Mini Chicken Pot Pies

Chicken Pot Pie is one of those meals that pretty much all of us are happy with, though Wee One #2 still picks out the corn. What’s with that? Corn is the hardly-even-a-vegetable vegetable that kids actually eat! Anyhoo, so she ‘hates corn’ but otherwise is happy with this and the rest of us eat it up. I try to make more than one at a time and stick one in the freezer so I can come to my own rescue a couple of hours before dinner and I’m not finished with the kid’s school for the day and my husband is on his way home – insert your own dinner time stress here.

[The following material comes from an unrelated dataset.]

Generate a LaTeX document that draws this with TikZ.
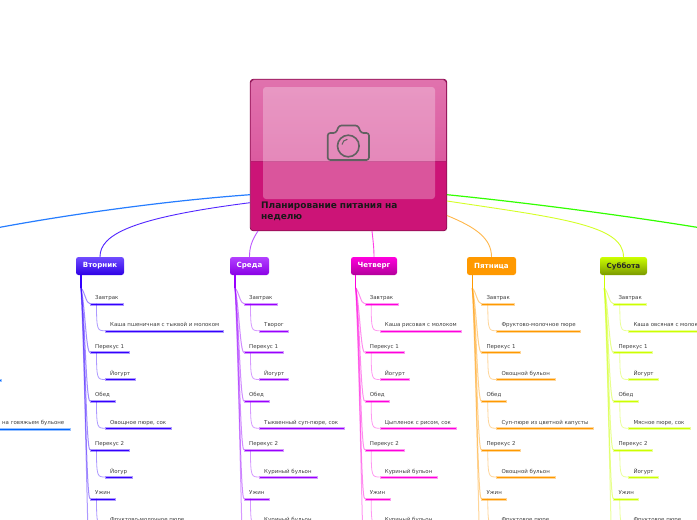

However, I have sometimes used that extra chicken pot pie and am left with the ingredients and no time to make the actual pie. So, enter Bisquick. I will post a proper recipe for homemade Bisquick but essentially it’s just flour, baking powder, salt and either butter or shortening. Also, as far as I’ve read (will need to experiment before I actually post about it) the recipes that include powered milk are the best. So, if you have some Bisquick on hand or the ingredients for homemade Bisquick on hand this recipe is crazy easy. The only painful part (and it’s only painful if you’re dealing with a time crunch) is the rolling out of the pie crust. With this recipe, you mix up the batter, make the filler and then layer it all into a muffin pan. Genius, right? I know! After about 15 minutes or so of prep and then 20 minutes (ish) of baking while I clean up the kitchen, and dinner is done! Which is great because it takes about 35 minutes from the moment my husband signs out of Skype to when he arrives at the front door. So win-win!

You’re welcome.

Mini Chicken Pot Pies

2 chicken breasts, cooked and chopped
1/2 – 1 cup corn (depending on how much you love or hate corn)
2 teaspoons black pepper
2 teaspoons rosemary (I chop mine a little so they’re not so ‘pokey’ as Wee One #3 would say)
2 – 3 potatoes, chopped and boiled
1/4 cup chicken stock
2 cups chicken gravy

Mini Chicken Pot Pies
Mini Chicken Pot Pies
It’s so simple it’s silly to even call it a recipe. Mix the chicken, corn, pepper, rosemary, potatoes and chicken stock in a bowl. Prepare the Bisquick batter (usually just Bisquick and water). Fill each muffin cup about 1/4 full with batter and add filling. Not so little that they’re diet pies, but not so much that they explode in the oven. Then top with the rest of the batter. Voila!
Mini Chicken Pot Pies
Mini Chicken Pot Pies
Bake them at 350 for about 20 minutes and clean your kitchen! Kidding. Well, you probably should but I’m not going to bully you into cleaning. At the very least make a simple (cheater) side to go with it – and heat up your gravy! We usually break them open at the table and pour gravy over them. This is pretty obvy one of the kid’s plates and yes, it was attacked by some kind of gravy monster!